Time Series Patterns

  • Trends: Overall direction (upward/downward)
  • Seasonality: Repeating patterns (yearly, weekly, daily)
  • Noise: Daily/random fluctuations

Filter Data

  • Focus on specific time periods
  • .head(n) for first n rows
  • df[df['column'] == value] for conditions
  • Extract date parts: .dt.year, .dt.month, .dt.day

Syntax Reference

# Load and prepare data
import pandas as pd
import matplotlib.pyplot as plt

df = pd.read_csv('data.csv')
df['date'] = pd.to_datetime(df['date'])

# Plot multiple lines
plt.plot(df['date'], df['series1'], label='Series 1')
plt.plot(df['date'], df['series2'], label='Series 2')

# Formatting
plt.title('Title Here')
plt.xlabel('Date')
plt.ylabel('Value')
plt.xticks(rotation=45)
plt.legend()

plt.show()

Common Questions

Q: My dates show weird formats like “2011-01-01 00:00:00”. How do I fix this?
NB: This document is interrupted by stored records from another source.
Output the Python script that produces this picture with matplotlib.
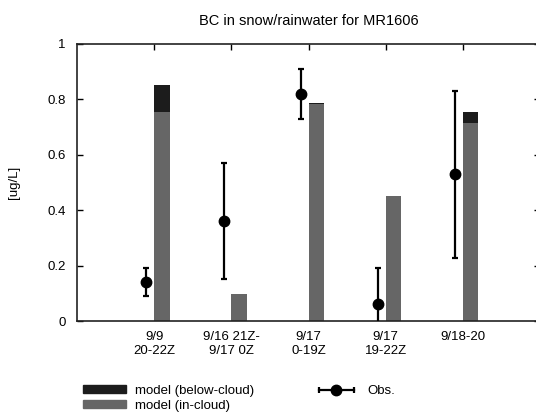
import matplotlib
matplotlib.use("Agg")
import matplotlib.pyplot as plt
from matplotlib.lines import Line2D
from matplotlib.patches import Patch
from matplotlib.legend_handler import HandlerLine2D

plt.rcParams['font.family'] = ['Liberation Sans', 'DejaVu Sans']
plt.rcParams['font.size'] = 9.5

# data
labels = ["9/9\n20-22Z", "9/16 21Z-\n9/17 0Z", "9/17\n0-19Z", "9/17\n19-22Z", "9/18-20"]
in_cloud = [0.755, 0.097, 0.783, 0.451, 0.716]
below_cloud = [0.097, 0.0, 0.004, 0.0, 0.039]
obs = [0.142, 0.361, 0.818, 0.061, 0.531]
obs_low = [0.090, 0.152, 0.730, -0.07, 0.229]
obs_high = [0.191, 0.569, 0.910, 0.190, 0.830]

x = list(range(1, len(labels) + 1))
c_in = '#666666'
c_below = '#1c1c1c'

fig = plt.figure(figsize=(5.36, 4.12), dpi=100)
ax = fig.add_axes([77 / 536, 91 / 412, 463 / 536, 277 / 412])

bx = [v + 0.1 for v in x]
ax.bar(bx, in_cloud, width=0.2, color=c_in, zorder=2)
ax.bar(bx, below_cloud, width=0.2, bottom=in_cloud, color=c_below, zorder=2)

ox = [v - 0.1 for v in x]
yerr = [[o - l for o, l in zip(obs, obs_low)], [h - o for o, h in zip(obs, obs_high)]]
ax.errorbar(ox, obs, yerr=yerr, fmt='o', color='black', ms=7.5, elinewidth=1.6,
            capsize=2, capthick=1.6, zorder=3)

ax.set_xlim(0, 6)
ax.set_ylim(0, 1)
ax.set_yticks([0, 0.2, 0.4, 0.6, 0.8, 1.0])
ax.set_yticklabels(["0", "0.2", "0.4", "0.6", "0.8", "1"])
ax.set_xticks(x)
ax.set_xticklabels(labels, linespacing=1.25)
ax.tick_params(axis='y', direction='in', length=4, width=1, left=True, right=True, pad=8)
ax.tick_params(axis='x', direction='in', length=4, width=1, bottom=False, top=True, pad=7)
for s in ax.spines.values():
    s.set_linewidth(1.2)
    s.set_color('#222222')

ax.set_ylabel("[ug/L]", labelpad=20)
ax.set_title("BC in snow/rainwater for MR1606", fontsize=10.5, pad=14)

h1 = Patch(color=c_below)
h2 = Patch(color=c_in)
caps = Line2D([], [], color='black', lw=1.6, marker='|', ms=5, mew=1.6)
dot = Line2D([], [], color='black', ls='none', marker='o', ms=7.5)
fig.legend([h1, h2, (caps, dot)], ["model (below-cloud)", "model (in-cloud)", "Obs."],
           ncol=2, loc='upper left', bbox_to_anchor=(83 / 536, 1 - 385 / 412),
           frameon=False, handlelength=3.25, handleheight=0.55, handletextpad=0.7,
           labelspacing=0.2, columnspacing=4.6, borderaxespad=0, borderpad=0,
           handler_map={caps: HandlerLine2D(numpoints=2), dot: HandlerLine2D(numpoints=1)})

fig.savefig("out.png", dpi=100)
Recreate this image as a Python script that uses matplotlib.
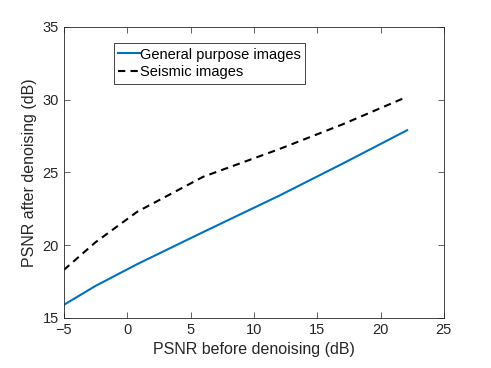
import numpy as np
import matplotlib
matplotlib.use('Agg')
import matplotlib.pyplot as plt

# PSNR before denoising (dB)
x_in = [-5, -2.5, 0.8, 6, 12, 17, 22.1]
# PSNR after denoising (dB)
general = [15.9, 17.2, 18.7, 20.9, 23.4, 25.6, 27.9]
seismic = [18.3, 20.2, 22.3, 24.7, 26.6, 28.3, 30.2]

plt.rcParams['font.family'] = ['Liberation Sans', 'DejaVu Sans']

fig = plt.figure(figsize=(4.91, 3.68), dpi=100)
ax = fig.add_axes([0.130, 0.136, 0.774, 0.791])

ax.plot(x_in, general, color='#0072BD', lw=1.5, label='General purpose images')
ax.plot(x_in, seismic, color='black', lw=1.5, ls=(0, (3.5, 2.5)), label='Seismic images')

ax.set_xlim(-5, 25)
ax.set_ylim(15, 35)
ax.set_xticks(np.arange(-5, 26, 5))
ax.set_yticks(np.arange(15, 36, 5))
ax.tick_params(direction='in', top=True, right=True, labelsize=10.5,
               colors='#262626', length=4, width=0.5)
for s in ax.spines.values():
    s.set_linewidth(0.6)
    s.set_color('#262626')

ax.set_xlabel('PSNR before denoising (dB)', fontsize=11.5, color='#262626')
ax.set_ylabel('PSNR after denoising (dB)', fontsize=11.5, color='#262626')

leg = ax.legend(loc='upper left', bbox_to_anchor=(0.132, 0.944), fontsize=10.5,
                fancybox=False, framealpha=1, edgecolor='#262626',
                handlelength=1.45, handletextpad=0.05, borderpad=0.3,
                labelspacing=0.25, borderaxespad=0)
leg.get_frame().set_linewidth(0.6)

fig.savefig('out.png', dpi=100)
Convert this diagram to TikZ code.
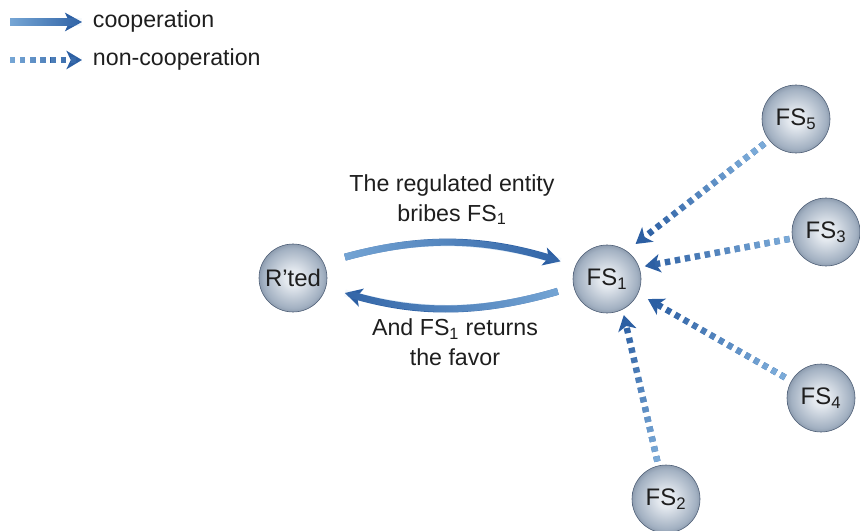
\documentclass[tikz,border=0pt]{standalone}
\usepackage{fontspec}
\setmainfont{Liberation Sans}
\usetikzlibrary{arrows.meta,fadings}
\definecolor{CoopLight}{HTML}{7AAAD8}
\definecolor{CoopDark}{HTML}{2C5FA3}
\definecolor{SphereCore}{HTML}{E4E9EF}
\definecolor{SphereMid}{HTML}{A3B1C2}
\definecolor{SphereRim}{HTML}{4A5B73}
\definecolor{Ink}{HTML}{1E1E1E}
\pgfdeclareradialshading{sphere}{\pgfpoint{0bp}{0bp}}{color(0bp)=(SphereCore); color(6bp)=(SphereCore); color(22bp)=(SphereMid); color(35bp)=(SphereRim); color(50bp)=(SphereRim)}
\tikzfading[name=fadeout, left color=transparent!0, right color=transparent!100]

\begin{document}
\begin{tikzpicture}[
  x=0.025cm,y=-0.025cm,
  ball/.style={circle,shading=sphere,draw=SphereRim,line width=0.4pt,minimum size=1.7cm,inner sep=0pt,font=\fontsize{17}{19}\selectfont,text=Ink},
  note/.style={align=center,font=\fontsize{16.5}{21}\selectfont,text=Ink},
  coop/.style={draw=CoopDark,line width=5pt,-{Stealth[length=12pt,width=13pt,inset=3pt]},
    postaction={draw=CoopLight,-,path fading=fadeout,fading angle=#1}},
  noncoop/.style={draw=CoopDark,line width=4.5pt,dash pattern=on 3.8pt off 3.4pt,-{Stealth[length=11pt,width=13pt,inset=3pt]},
    postaction={draw=CoopLight,-,path fading=fadeout,fading angle=#1}}
]
\useasboundingbox (0,0) rectangle (860,531);
% legend
\coordinate (coopA) at (10,22);
\coordinate (coopB) at (82,22);
\coordinate (nonA) at (10,60);
\coordinate (nonB) at (82,60);
\draw[coop=0] (coopA) -- (coopB);
\draw[noncoop=0] (nonA) -- (nonB);
\node[note,anchor=west] (coopkey) at (88,22) {cooperation};
\node[note,anchor=west] (nonkey) at (88,60) {non-cooperation};
% spheres
\node[ball] (rted) at (293,278) {R'ted};
\node[ball] (fs1) at (607,279) {FS\textsubscript{1}};
\node[ball] (fs2) at (666,499) {FS\textsubscript{2}};
\node[ball] (fs3) at (826,232) {FS\textsubscript{3}};
\node[ball] (fs4) at (821,398) {FS\textsubscript{4}};
\node[ball] (fs5) at (796,119) {FS\textsubscript{5}};
% bribe and favor
\draw[coop=0,shorten <=13pt,shorten >=9pt] ([yshift=0.4cm]rted.east) to[bend left=16] ([yshift=0.35cm]fs1.west);
\draw[coop=180,shorten <=11pt,shorten >=13pt] ([yshift=-0.2cm]fs1.west) to[bend left=16] ([yshift=-0.25cm]rted.east);
\node[note] (bribe) at (452,200) {The regulated entity\\bribes FS\textsubscript{1}};
\node[note] (favor) at (455,342) {And FS\textsubscript{1} returns\\the favor};
% the others do not cooperate
\draw[noncoop=218,shorten <=4pt,shorten >=8pt] (fs5) -- (fs1.55);
\draw[noncoop=190,shorten <=2pt,shorten >=4pt] (fs3) -- (fs1.20);
\draw[noncoop=150,shorten <=5pt,shorten >=8pt] (fs4) -- (fs1.-25);
\draw[noncoop=103,shorten <=3pt,shorten >=4pt] (fs2) -- (fs1.-63);
\end{tikzpicture}
\end{document}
A: This is normal. Datetime objects include time. Matplotlib usually formats them nicely automatically.

Q: What if my CSV has dates in a different format like “01/15/2023”? A: pd.to_datetime() is smart and handles most formats automatically. For unusual formats, use: pd.to_datetime(df['date'], format='%m/%d/%Y')

Q: Can I plot more than 2 lines? A: Yes! Plot as many as needed, but more than 5-6 lines gets hard to read. Consider using multiple subplots instead (coming later).


Next Steps

You have completed Module 1: Line Plots and Time Series. You now know how to create, customize, and compare line plots with real-world data.

In Module 2: Scatter Plots and Correlation, you will learn to explore relationships between variables, identify correlations, and understand causation.

Continue to Lesson 5 - Scatter Plots Basics

Create scatter plots to visualize relationships between two variables

Back to Lesson 3 - Customizing Plots

Review plot customization techniques


Master Time Series Visualization

You can now load, process, and visualize time series data from real-world sources. These skills apply to sales data, website traffic, stock prices, and any metric that changes over time.

Use these techniques to reveal trends and patterns in your data!